> **Problem description**: Return each line of the data below exactly, omitting any pictures.

> **Supplied data**:

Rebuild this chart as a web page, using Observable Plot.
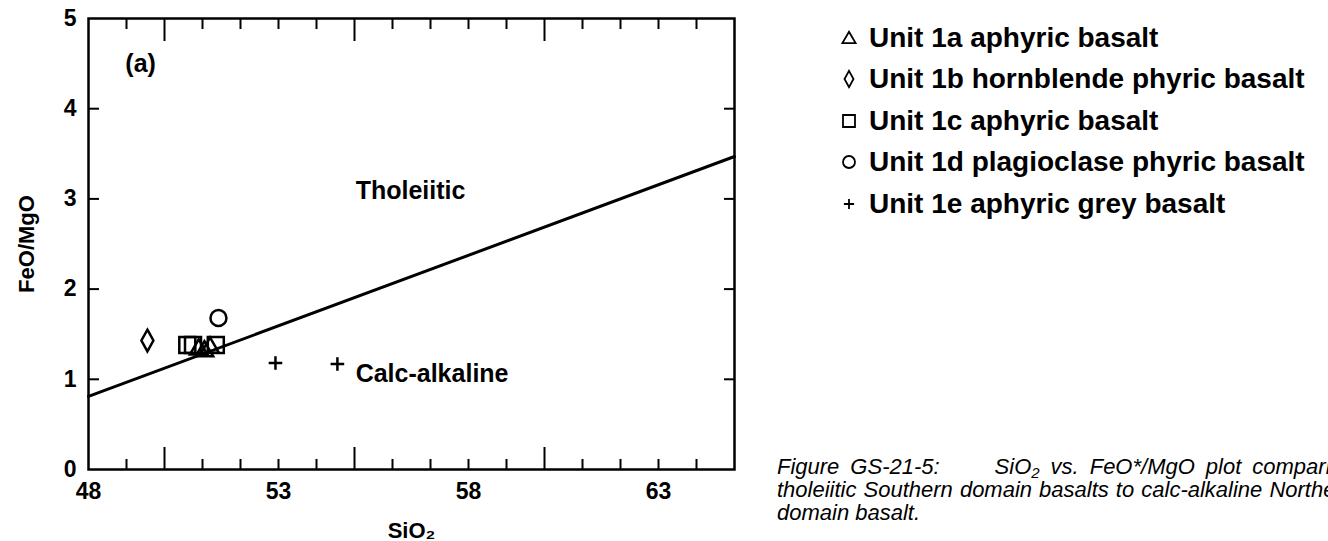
<!DOCTYPE html>
<html><head><meta charset="utf-8">
<script src="https://cdn.jsdelivr.net/npm/d3@7"></script>
<script src="https://cdn.jsdelivr.net/npm/@observablehq/plot@0.6"></script>
<style>
html,body{margin:0;padding:0;background:#fff;overflow:hidden;width:1328px;height:541px;}
#wrap{position:relative;width:1328px;height:541px;font-family:"Liberation Sans",Arial,sans-serif;overflow:hidden;}
#chart{position:absolute;left:0;top:0;}
#legend{position:absolute;left:837px;top:17px;}
.row{display:flex;align-items:center;height:41.5px;font-weight:bold;font-size:28px;color:#000;white-space:nowrap;}
.row svg{width:24px;height:24px;margin-right:8px;overflow:visible;}
#caption{position:absolute;left:777px;top:455px;width:578px;font-style:italic;font-size:22px;line-height:23px;text-align:justify;color:#000;}
#caption sub{font-size:15px;line-height:0;vertical-align:-4px;}
</style></head>
<body><div id="wrap"><div id="chart"></div><div id="legend"></div>
<div id="caption">Figure GS-21-5:&nbsp;&nbsp;&nbsp;&nbsp; SiO<sub>2</sub> vs. FeO*/MgO plot comparing tholeiitic Southern domain basalts to calc-alkaline Northern domain basalt.</div></div>
<script>
// ---- data ----
const unitNames = ["Unit 1a aphyric basalt", "Unit 1b hornblende phyric basalt", "Unit 1c aphyric basalt", "Unit 1d plagioclase phyric basalt", "Unit 1e aphyric grey basalt"];
const unitKeys = ["1a", "1b", "1c", "1d", "1e"];
const sio2_1a = [50.9, 51.05, 51.2];
const ratio_1a = [1.35, 1.33, 1.37];
const sio2_1b = [49.55];
const ratio_1b = [1.43];
const sio2_1c = [50.6, 50.75, 51.35];
const ratio_1c = [1.38, 1.38, 1.38];
const sio2_1d = [51.42];
const ratio_1d = [1.68];
const sio2_1e = [52.92, 54.55];
const ratio_1e = [1.18, 1.17];
const boundarySiO2 = [48, 65];
const boundaryRatio = [0.81, 3.47];
const fieldText = ["(a)", "Tholeiitic", "Calc-alkaline"];
const fieldSiO2 = [48.97, 55.03, 55.03];
const fieldRatio = [4.5, 3.09, 1.06];
const xTickLabels = [48, 53, 58, 63];
const xMinorTicks = [49, 51, 52, 53, 54, 56, 57, 58, 59, 61, 62, 63, 64];
const xMajorTicks = [50, 55, 60];
const yTickLabels = [0, 1, 2, 3, 4, 5];
const yTicks = [1, 2, 3, 4];

// ---- custom symbols (outline shapes) ----
const symTriangle = {draw(c, size) { const r = Math.sqrt(size / Math.PI); c.moveTo(0, -r * 1.05); c.lineTo(r * 1.1, r * 0.85); c.lineTo(-r * 1.1, r * 0.85); c.closePath(); }};
const symDiamond = {draw(c, size) { const r = Math.sqrt(size / Math.PI); c.moveTo(0, -r * 1.35); c.lineTo(r * 0.75, 0); c.lineTo(0, r * 1.35); c.lineTo(-r * 0.75, 0); c.closePath(); }};
const symSquare = {draw(c, size) { const r = Math.sqrt(size / Math.PI); c.rect(-r, -r, 2 * r, 2 * r); }};
const symCircle = {draw(c, size) { const r = Math.sqrt(size / Math.PI); c.moveTo(r, 0); c.arc(0, 0, r, 0, 2 * Math.PI); }};
const symPlus = {draw(c, size) { const r = Math.sqrt(size / Math.PI); c.moveTo(-r * 0.85, 0); c.lineTo(r * 0.85, 0); c.moveTo(0, -r * 0.85); c.lineTo(0, r * 0.85); }};
const unitSymbols = [symTriangle, symDiamond, symSquare, symCircle, symPlus];

const seriesX = [sio2_1a, sio2_1b, sio2_1c, sio2_1d, sio2_1e];
const seriesY = [ratio_1a, ratio_1b, ratio_1c, ratio_1d, ratio_1e];
const points = [];
unitKeys.forEach((k, i) => seriesX[i].forEach((x, j) => points.push({unit: k, sio2: x, ratio: seriesY[i][j]})));
const boundary = boundarySiO2.map((x, i) => ({sio2: x, ratio: boundaryRatio[i]}));
const fields = fieldText.map((t, i) => ({text: t, sio2: fieldSiO2[i], ratio: fieldRatio[i]}));

const font = "Liberation Sans, Arial, sans-serif";
const chart = Plot.plot({
  width: 1328, height: 541,
  marginLeft: 88, marginRight: 594, marginTop: 18, marginBottom: 72,
  style: {fontFamily: font, color: "#000", background: "transparent"},
  x: {domain: [48, 65]},
  y: {domain: [0, 5]},
  symbol: {domain: unitKeys, range: unitSymbols},
  marks: [
    Plot.line(boundary, {x: "sio2", y: "ratio", stroke: "#000", strokeWidth: 3}),
    Plot.frame({stroke: "#000", strokeWidth: 2.5}),
    Plot.axisX({anchor: "bottom", ticks: xMinorTicks, tickSize: -10, fill: "none", strokeWidth: 2, label: null}),
    Plot.axisX({anchor: "bottom", ticks: xMajorTicks, tickSize: -22, fill: "none", strokeWidth: 2, label: null}),
    Plot.axisX({anchor: "top", ticks: xMinorTicks, tickSize: -10, fill: "none", strokeWidth: 2, label: null}),
    Plot.axisX({anchor: "top", ticks: xMajorTicks, tickSize: -22, fill: "none", strokeWidth: 2, label: null}),
    Plot.axisX({anchor: "bottom", ticks: xTickLabels, tickFormat: "d", tickSize: 0, tickPadding: 13, fontSize: 23, fontWeight: "bold",
      label: "SiO₂", labelAnchor: "center", labelOffset: 68, labelArrow: "none"}),
    Plot.axisY({anchor: "left", ticks: yTicks, tickSize: -11, fill: "none", strokeWidth: 2, label: null}),
    Plot.axisY({anchor: "right", ticks: yTicks, tickSize: -11, fill: "none", strokeWidth: 2, label: null}),
    Plot.axisY({anchor: "left", ticks: yTickLabels, tickFormat: "d", tickSize: 0, tickPadding: 12, fontSize: 23, fontWeight: "bold",
      label: "FeO/MgO", labelAnchor: "center", labelOffset: 70, labelArrow: "none"}),
    Plot.dot(points, {x: "sio2", y: "ratio", symbol: "unit", r: 8, stroke: "#000", strokeWidth: 2.5, fill: "none"}),
    Plot.text(fields, {x: "sio2", y: "ratio", text: "text", textAnchor: "start", fontSize: 25, fontWeight: "bold", fill: "#000"})
  ]
});
chart.querySelectorAll("text").forEach(t => {
  const s = t.textContent;
  t.setAttribute("font-weight", "bold");
  t.setAttribute("fill", "#000");
  if (s === "FeO/MgO" || s === "SiO₂") t.setAttribute("font-size", 22);
});
document.getElementById("chart").appendChild(chart);

// ---- legend ----
const legend = d3.select("#legend");
unitNames.forEach((name, i) => {
  const row = legend.append("div").attr("class", "row");
  const svg = row.append("svg").attr("viewBox", "-12 -12 24 24");
  svg.append("path").attr("d", d3.symbol(unitSymbols[i], Math.PI * 36)()).attr("fill", "none").attr("stroke", "#000").attr("stroke-width", 1.8);
  row.append("span").text(name);
});
</script>
</body></html>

> **Task output**:
Rebuild this chart as a web page, using Observable Plot.
<!DOCTYPE html>
<html><head><meta charset="utf-8">
<script src="https://cdn.jsdelivr.net/npm/d3@7"></script>
<script src="https://cdn.jsdelivr.net/npm/@observablehq/plot@0.6"></script>
<style>
html,body{margin:0;padding:0;background:#fff;overflow:hidden;width:1328px;height:541px;}
#wrap{position:relative;width:1328px;height:541px;font-family:"Liberation Sans",Arial,sans-serif;overflow:hidden;}
#chart{position:absolute;left:0;top:0;}
#legend{position:absolute;left:837px;top:17px;}
.row{display:flex;align-items:center;height:41.5px;font-weight:bold;font-size:28px;color:#000;white-space:nowrap;}
.row svg{width:24px;height:24px;margin-right:8px;overflow:visible;}
#caption{position:absolute;left:777px;top:455px;width:578px;font-style:italic;font-size:22px;line-height:23px;text-align:justify;color:#000;}
#caption sub{font-size:15px;line-height:0;vertical-align:-4px;}
</style></head>
<body><div id="wrap"><div id="chart"></div><div id="legend"></div>
<div id="caption">Figure GS-21-5:&nbsp;&nbsp;&nbsp;&nbsp; SiO<sub>2</sub> vs. FeO*/MgO plot comparing tholeiitic Southern domain basalts to calc-alkaline Northern domain basalt.</div></div>
<script>
// ---- data ----
const unitNames = ["Unit 1a aphyric basalt", "Unit 1b hornblende phyric basalt", "Unit 1c aphyric basalt", "Unit 1d plagioclase phyric basalt", "Unit 1e aphyric grey basalt"];
const unitKeys = ["1a", "1b", "1c", "1d", "1e"];
const sio2_1a = [50.9, 51.05, 51.2];
const ratio_1a = [1.35, 1.33, 1.37];
const sio2_1b = [49.55];
const ratio_1b = [1.43];
const sio2_1c = [50.6, 50.75, 51.35];
const ratio_1c = [1.38, 1.38, 1.38];
const sio2_1d = [51.42];
const ratio_1d = [1.68];
const sio2_1e = [52.92, 54.55];
const ratio_1e = [1.18, 1.17];
const boundarySiO2 = [48, 65];
const boundaryRatio = [0.81, 3.47];
const fieldText = ["(a)", "Tholeiitic", "Calc-alkaline"];
const fieldSiO2 = [48.97, 55.03, 55.03];
const fieldRatio = [4.5, 3.09, 1.06];
const xTickLabels = [48, 53, 58, 63];
const xMinorTicks = [49, 51, 52, 53, 54, 56, 57, 58, 59, 61, 62, 63, 64];
const xMajorTicks = [50, 55, 60];
const yTickLabels = [0, 1, 2, 3, 4, 5];
const yTicks = [1, 2, 3, 4];

// ---- custom symbols (outline shapes) ----
const symTriangle = {draw(c, size) { const r = Math.sqrt(size / Math.PI); c.moveTo(0, -r * 1.05); c.lineTo(r * 1.1, r * 0.85); c.lineTo(-r * 1.1, r * 0.85); c.closePath(); }};
const symDiamond = {draw(c, size) { const r = Math.sqrt(size / Math.PI); c.moveTo(0, -r * 1.35); c.lineTo(r * 0.75, 0); c.lineTo(0, r * 1.35); c.lineTo(-r * 0.75, 0); c.closePath(); }};
const symSquare = {draw(c, size) { const r = Math.sqrt(size / Math.PI); c.rect(-r, -r, 2 * r, 2 * r); }};
const symCircle = {draw(c, size) { const r = Math.sqrt(size / Math.PI); c.moveTo(r, 0); c.arc(0, 0, r, 0, 2 * Math.PI); }};
const symPlus = {draw(c, size) { const r = Math.sqrt(size / Math.PI); c.moveTo(-r * 0.85, 0); c.lineTo(r * 0.85, 0); c.moveTo(0, -r * 0.85); c.lineTo(0, r * 0.85); }};
const unitSymbols = [symTriangle, symDiamond, symSquare, symCircle, symPlus];

const seriesX = [sio2_1a, sio2_1b, sio2_1c, sio2_1d, sio2_1e];
const seriesY = [ratio_1a, ratio_1b, ratio_1c, ratio_1d, ratio_1e];
const points = [];
unitKeys.forEach((k, i) => seriesX[i].forEach((x, j) => points.push({unit: k, sio2: x, ratio: seriesY[i][j]})));
const boundary = boundarySiO2.map((x, i) => ({sio2: x, ratio: boundaryRatio[i]}));
const fields = fieldText.map((t, i) => ({text: t, sio2: fieldSiO2[i], ratio: fieldRatio[i]}));

const font = "Liberation Sans, Arial, sans-serif";
const chart = Plot.plot({
  width: 1328, height: 541,
  marginLeft: 88, marginRight: 594, marginTop: 18, marginBottom: 72,
  style: {fontFamily: font, color: "#000", background: "transparent"},
  x: {domain: [48, 65]},
  y: {domain: [0, 5]},
  symbol: {domain: unitKeys, range: unitSymbols},
  marks: [
    Plot.line(boundary, {x: "sio2", y: "ratio", stroke: "#000", strokeWidth: 3}),
    Plot.frame({stroke: "#000", strokeWidth: 2.5}),
    Plot.axisX({anchor: "bottom", ticks: xMinorTicks, tickSize: -10, fill: "none", strokeWidth: 2, label: null}),
    Plot.axisX({anchor: "bottom", ticks: xMajorTicks, tickSize: -22, fill: "none", strokeWidth: 2, label: null}),
    Plot.axisX({anchor: "top", ticks: xMinorTicks, tickSize: -10, fill: "none", strokeWidth: 2, label: null}),
    Plot.axisX({anchor: "top", ticks: xMajorTicks, tickSize: -22, fill: "none", strokeWidth: 2, label: null}),
    Plot.axisX({anchor: "bottom", ticks: xTickLabels, tickFormat: "d", tickSize: 0, tickPadding: 13, fontSize: 23, fontWeight: "bold",
      label: "SiO₂", labelAnchor: "center", labelOffset: 68, labelArrow: "none"}),
    Plot.axisY({anchor: "left", ticks: yTicks, tickSize: -11, fill: "none", strokeWidth: 2, label: null}),
    Plot.axisY({anchor: "right", ticks: yTicks, tickSize: -11, fill: "none", strokeWidth: 2, label: null}),
    Plot.axisY({anchor: "left", ticks: yTickLabels, tickFormat: "d", tickSize: 0, tickPadding: 12, fontSize: 23, fontWeight: "bold",
      label: "FeO/MgO", labelAnchor: "center", labelOffset: 70, labelArrow: "none"}),
    Plot.dot(points, {x: "sio2", y: "ratio", symbol: "unit", r: 8, stroke: "#000", strokeWidth: 2.5, fill: "none"}),
    Plot.text(fields, {x: "sio2", y: "ratio", text: "text", textAnchor: "start", fontSize: 25, fontWeight: "bold", fill: "#000"})
  ]
});
chart.querySelectorAll("text").forEach(t => {
  const s = t.textContent;
  t.setAttribute("font-weight", "bold");
  t.setAttribute("fill", "#000");
  if (s === "FeO/MgO" || s === "SiO₂") t.setAttribute("font-size", 22);
});
document.getElementById("chart").appendChild(chart);

// ---- legend ----
const legend = d3.select("#legend");
unitNames.forEach((name, i) => {
  const row = legend.append("div").attr("class", "row");
  const svg = row.append("svg").attr("viewBox", "-12 -12 24 24");
  svg.append("path").attr("d", d3.symbol(unitSymbols[i], Math.PI * 36)()).attr("fill", "none").attr("stroke", "#000").attr("stroke-width", 1.8);
  row.append("span").text(name);
});
</script>
</body></html>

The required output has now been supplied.